Hamid Mousavi (Apple)    slides

Structured summaries, such as Wikipedia’s InfoBoxes, are becoming a popular feature in (semi)curated document corpora, enabling powerful structured searches, and supporting question answering systems. These structured summaries have recently made automatic personal assistants (e.g., Siri, Cortana, and Google Now) more popular than traditional keyword-based searches in several domains. Unfortunately, currently existing summaries are not yet comprehensive enough for the significant goal of the mentioned applications. To cover this gap, we propose an automatic approach to extract structured summaries from textual documents, which are immensely available on the Web. To this end, we perform the following main tasks:
1) We first convert the text into a weighted-graph, called TextGraphs, which captures the grammatical and semantic relations between words and terms in the text. TextGraphs are generated using our new text mining framework, referred to as SemScape.

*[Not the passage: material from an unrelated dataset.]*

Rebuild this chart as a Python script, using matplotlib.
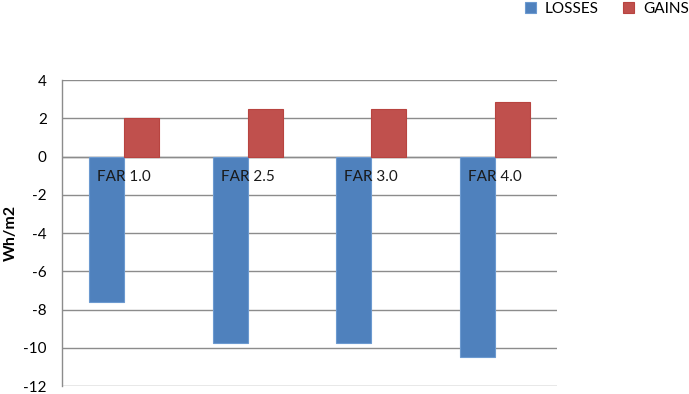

SemScape uses a statistical parser to generate few of the most probable parse trees for each sentence and employs a novel two-step pattern-based technique to extract from parse trees candidate terms and their grammatical relations.
2) Then, we generate semantic links between words and terms in TextGraphs by using a set of predefined SPARQL-like patterns.
3) Finally, by learning from the current InfoBoxes in Wikipedia, and relying on a large body of categorical information, we convert the semantic links generated in the previous step into the final InfoBox triples, and also infer new attribute synonyms.
Our approach, called IBminer, is able to create more complete structured summaries for Wikipedia and similar well-written documents, and significantly improves the recall for structured queries on Wikipedia as shown in our experiments.